The series of compounds with stoichiometric formula [Ln(C5H4NCO2)3(H2O)2]2, in which Ln is a trivalent lanthanide ion, have a dimeric molecular crystal structure with space group P21/c.Optically clear single crystals of the thulium compound, with typical dimensions 3 mm x 2 mm x 1 mm, have been grown from aqueous solution. The structure is such that Tm3+ ions occur in dimeric pairs with separation 0.4346 nm. The two ions in the pair are related by inversion symmetry, but there is no point symmetry at each thulium ion site. The crystals have been studied by optical absorption (partly with the use of a tuneable dye laser) at 490 nm wavelength; magnetic resonance spectroscopy at 35, 17, 10 and 0.02-0.06 GHz ; and magnetic susceptibility measurements. In spite of the absence of site symmetry, the results show that the ground state of each Tm3+ ion, 4f12, 3H6 is a non-Kramers doublet with a single g value of 13.59(5), Close to the maximum possible value 12 gJ = 13.97. The ground state must therefore be predominantly MJ = | ± 6 >. The axis of the unique g value lies about 10° from the inter-ion vector. The magnetic properties are dominated by interaction between the two Tm ions within each dimer ; in zero applied field this splits the fourfold ground state of the pair by 0.927(15) cm-1, i.e. 27.79(45) GHz, almost identical with the value of 0.926(72) cm-1 corresponding to pure dipolar interaction. Although the lower level is that with parallel spins, there is no evidence of longer range cooperative ordering down to 0.55 K.
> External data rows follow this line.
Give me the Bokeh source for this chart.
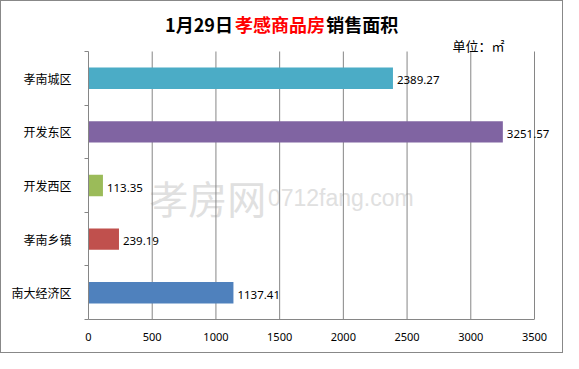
from bokeh.plotting import figure
from bokeh.models import Range1d, FixedTicker, ColumnDataSource, LabelSet, Label
from bokeh.core.properties import value
from bokeh.embed import file_html
from bokeh.resources import INLINE

# ---- data ----
categories = ["孝南城区", "开发东区", "开发西区", "孝南乡镇", "南大经济区"]
areas = [2389.27, 3251.57, 113.35, 239.19, 1137.41]
colors = ["#4bacc6", "#8064a2", "#9bbb59", "#c0504d", "#4f81bd"]
x_ticks = [0, 500, 1000, 1500, 2000, 2500, 3000, 3500]
title_parts = ["1月29日", "孝感商品房", "销售面积"]
unit_text = "单位：㎡"
watermark = ["孝房网", "0712fang.com"]

n = len(categories)
ypos = [n - 0.5 - i for i in range(n)]
x_max = x_ticks[-1]

src = ColumnDataSource(dict(y=ypos, v=areas, color=colors,
                            lbl=[f"{a:.2f}" for a in areas]))

GRAY = "#868686"
CJK = "Noto Sans CJK SC"

# layout: the frame spans the top and right margins too, so that the title,
# unit note and end labels are drawn inside it (annotations are clipped to it)
W, H = 563, 353
LEFT, BOTTOM = 87, 35
PLOT_W, PLOT_TOP = 446, 50           # pixel width of 0..3500, top margin of the bars area
frame_w = W - LEFT
frame_h = H - BOTTOM
x_end = x_max * frame_w / PLOT_W
y_end = n * frame_h / (frame_h - PLOT_TOP)

p = figure(width=W, height=H, output_backend="svg", toolbar_location=None,
           x_range=Range1d(0, x_end), y_range=Range1d(0, y_end),
           min_border_left=LEFT, min_border_right=0, min_border_top=0,
           min_border_bottom=BOTTOM,
           background_fill_color="white", border_fill_color="white")
p.outline_line_color = None
p.styles = {"border": "1px solid #888888", "box-sizing": "border-box"}
p.xgrid.visible = False
p.ygrid.visible = False

# watermark
p.add_layout(Label(x=477, y=2.29, text=watermark[0], text_font=CJK, text_font_size="39px",
                   text_baseline="middle", text_align="left", text_color="#e0e0e0",
                   level="underlay"))
p.add_layout(Label(x=1408, y=2.27, text=watermark[1], text_font="Liberation Sans",
                   text_font_size="23px", text_baseline="middle", text_align="left",
                   text_color="#e0e0e0", level="underlay"))

# vertical grid lines at the x ticks, spanning the category area only
p.segment(x0=x_ticks[1:], y0=[0] * (len(x_ticks) - 1), x1=x_ticks[1:], y1=[n] * (len(x_ticks) - 1),
          line_color=GRAY, line_width=1)

p.hbar(y="y", left=0, right="v", height=0.4, fill_color="color", line_color=None, source=src)

# x axis
p.xaxis.bounds = (0, x_max)
p.xaxis.ticker = FixedTicker(ticks=x_ticks)
p.xaxis.axis_line_color = GRAY
p.xaxis.major_tick_line_color = None
p.xaxis.minor_tick_line_color = None
p.xaxis.major_tick_out = 0
p.xaxis.major_tick_in = 0
p.xaxis.major_label_standoff = 13
p.xaxis.major_label_text_font = "Noto Sans"
p.xaxis.major_label_text_font_size = "11px"
p.xaxis.major_label_text_color = "black"

# y axis: labels at category centres, ticks at category boundaries
p.yaxis.bounds = (0, n)
p.yaxis.ticker = FixedTicker(ticks=ypos, minor_ticks=list(range(n + 1)))
p.yaxis.major_label_overrides = {y: c for y, c in zip(ypos, categories)}
p.yaxis.axis_line_color = GRAY
p.yaxis.major_tick_line_color = None
p.yaxis.major_tick_out = 0
p.yaxis.major_tick_in = 0
p.yaxis.minor_tick_line_color = GRAY
p.yaxis.minor_tick_out = 4
p.yaxis.minor_tick_in = 0
p.yaxis.major_label_standoff = 13
p.yaxis.major_label_text_font = CJK
p.yaxis.major_label_text_font_size = "12px"
p.yaxis.major_label_text_color = "black"

p.add_layout(LabelSet(x="v", y="y", text="lbl", source=src, x_offset=4, y_offset=-2,
                      text_baseline="middle", text_align="left",
                      text_font=value("Noto Sans"), text_font_size="11.5px",
                      text_color="black"))

# title pieces
tb = dict(y=5.504, text_baseline="middle", text_font=CJK, text_font_size="18px",
          text_font_style="bold")
p.add_layout(Label(x=1133, text=title_parts[0], text_align="right", text_color="black", **tb))
p.add_layout(Label(x=1503.6, text=title_parts[1], text_align="center", text_color="#ff0000", **tb))
p.add_layout(Label(x=1866, text=title_parts[2], text_align="left", text_color="black", **tb))

p.add_layout(Label(x=2856, y=5.112, text=unit_text, text_baseline="middle", text_align="left",
                   text_font=CJK, text_font_size="13px", text_color="black"))

open("out.html", "w").write(file_html(p, INLINE))
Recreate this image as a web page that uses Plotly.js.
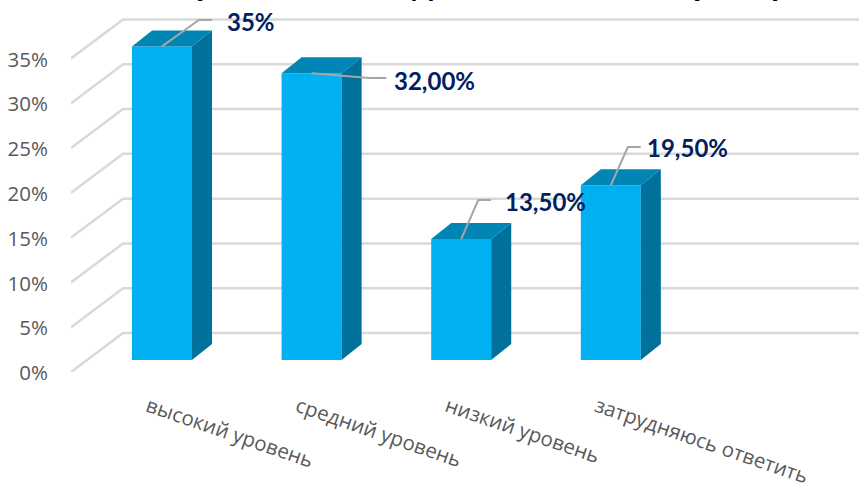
<!DOCTYPE html>
<html>
<head>
<meta charset="utf-8">
<script src="https://cdn.plot.ly/plotly-3.0.1.min.js"></script>
<style>html,body{margin:0;padding:0;background:#fff;overflow:hidden}#chart{width:859px;height:485px}</style>
</head>
<body>
<div id="chart"></div>
<script>
// Data
const categories = ["высокий уровень", "средний уровень", "низкий уровень", "затрудняюсь ответить"];
const values = [35, 32, 13.5, 19.5];
const valueLabels = ["35%", "32,00%", "13,50%", "19,50%"];
const gridTicks = [0, 5, 10, 15, 20, 25, 30, 35];
// The title is cut off by the top edge of the reference: only these descenders show
const titleFragments = ["р", "д", ",", "р", "у"];
const titleFragmentX = [205, 423, 562, 702, 778];

// Styling / pseudo-3D geometry, in axis units
const xRange = [-0.608, 4.659];
const yRange = [0, 41.52];
const barWidth = 0.401;
const barLift = 1.34;
const depthX = 0.134, depthY = 1.786;
const wallX = 0.348, wallY = 4.35;
const leaderKneeX = [0.247, 0.388, 0.114, 0.114];
const leaderKneeY = [2.95, -0.53, 4.36, 4.27];
const leaderEndX = [0.334, 0.50, 0.20, 0.20];
const labelX = [0.422, 0.535, 0.278, 0.228];
const labelY = [2.83, -0.75, 4.24, 4.27];

const frontColor = "#00B0F0", topColor = "#0085B5", sideColor = "#00719B";
const gridColor = "#D9D9D9", leaderColor = "#A6A6A6", labelColor = "#002060", tickColor = "#595959";

const traces = [];
// Floor/back-wall gridlines, drawn beneath every trace
const gridShapes = gridTicks.map(t => ({
  type: "path", xref: "x", yref: "y", layer: "below",
  path: `M ${xRange[0]} ${t} L ${xRange[0] + wallX} ${t + wallY} L ${xRange[1]} ${t + wallY}`,
  line: {color: gridColor, width: 2.5}
}));
// Front faces
traces.push({
  type: "bar", x: categories.map((_, i) => i), y: values, base: values.map(() => barLift),
  width: barWidth, marker: {color: frontColor, line: {width: 0}}, showlegend: false, hoverinfo: "skip"
});
// Top and side faces
values.forEach((v, i) => {
  const l = i - barWidth / 2, r = i + barWidth / 2, b = barLift, t = barLift + v;
  traces.push({
    type: "scatter", mode: "lines", fill: "toself", fillcolor: topColor, hoverinfo: "skip", showlegend: false,
    x: [l, r, r + depthX, l + depthX, l], y: [t, t, t + depthY, t + depthY, t], line: {width: 0, color: topColor}
  });
  traces.push({
    type: "scatter", mode: "lines", fill: "toself", fillcolor: sideColor, hoverinfo: "skip", showlegend: false,
    x: [r, r + depthX, r + depthX, r, r], y: [b, b + depthY, t + depthY, t, b], line: {width: 0, color: sideColor}
  });
});
// Leader lines
values.forEach((v, i) => {
  const t = barLift + v;
  traces.push({
    type: "scatter", mode: "lines", hoverinfo: "skip", showlegend: false,
    x: [i, i + leaderKneeX[i], i + leaderEndX[i]],
    y: [t, t + leaderKneeY[i], t + leaderKneeY[i]],
    line: {color: leaderColor, width: 2}
  });
});

const annotations = valueLabels.map((txt, i) => ({
  xref: "x", yref: "y", x: i + labelX[i], y: barLift + values[i] + labelY[i],
  text: txt, showarrow: false, xanchor: "left", yanchor: "middle",
  font: {family: "Lato, 'Open Sans', sans-serif", size: 24, color: labelColor, weight: 700}
}));
titleFragments.forEach((txt, i) => annotations.push({
  xref: "paper", yref: "paper", x: (titleFragmentX[i] - 71) / 788, y: 1,
  text: "<b>" + txt + "</b>", showarrow: false, xanchor: "center", yanchor: "bottom", yshift: -4,
  font: {family: "Lato, 'Open Sans', sans-serif", size: 34, color: "#000000"}
}));

const layout = {
  width: 859, height: 485,
  margin: {l: 71, r: 0, t: 0, b: 113, pad: 0},
  paper_bgcolor: "#fff", plot_bgcolor: "#fff",
  showlegend: false,
  barmode: "overlay",
  shapes: gridShapes,
  xaxis: {
    range: xRange, tickmode: "array", tickvals: categories.map((_, i) => i), ticktext: categories,
    tickangle: 19, showgrid: false, zeroline: false, showline: false, ticks: "",
    ticklabelstandoff: 18, ticklabelshift: -14,
    tickfont: {family: "'Open Sans', sans-serif", size: 20.5, color: tickColor}, automargin: false, fixedrange: true
  },
  yaxis: {
    range: yRange, tickmode: "array", tickvals: gridTicks, ticktext: gridTicks.map(t => t + "%"),
    showgrid: false, zeroline: false, showline: false,
    ticks: "outside", ticklen: 18, tickcolor: "rgba(0,0,0,0)", ticklabelshift: 1,
    tickfont: {family: "'Open Sans', sans-serif", size: 20.5, color: tickColor}, automargin: false, fixedrange: true
  },
  annotations: annotations
};
Plotly.newPlot("chart", traces, layout, {displayModeBar: false, staticPlot: true});
</script>
</body>
</html>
Magnetic resonance studies of Dy3+ and Er3+ in lanthanum nicotinate dihydrate

Electron paramagnetic resonance (EPR) measurements have been made on Dy3+ and Er3+ in lanthanum nicotinate dihydrate (LaND) single crystals, for comparison with the information described in the previous paper about single crystals of DyND and ErND. For both DyND and ErND, as for TmND, the measurements were found to be consistent with a ground state with a large amplitude of Mj ═ ±J, an almost Ising-like g-matrix, and a purely magnetic dipole-dipole interaction between nearest neighbour (NN) Ln3+ ions, where Ln is either Dy or Er. In contrast, for Ln3+ dilutely substituted into LaND, although the g-matrix has one principal value much larger than the other two, the principal direction is different from that for LnND. EPR in crystals of LaND containing between 0.01 and 0.1 mole fraction of Ln shows that isolated ions have a g-matrix very similar to that in more dilute crystals, and NN pairs have a g-matrix similar to that for LnND and a purely magnetic dipole-dipole interaction. Hence, the Kramers ions Dy3+ and Er3+ are seen to exhibit the same features as were found for the non-Kramers ions Tb3+ and Tm3+ in the lanthanide nicotinate dihydrates.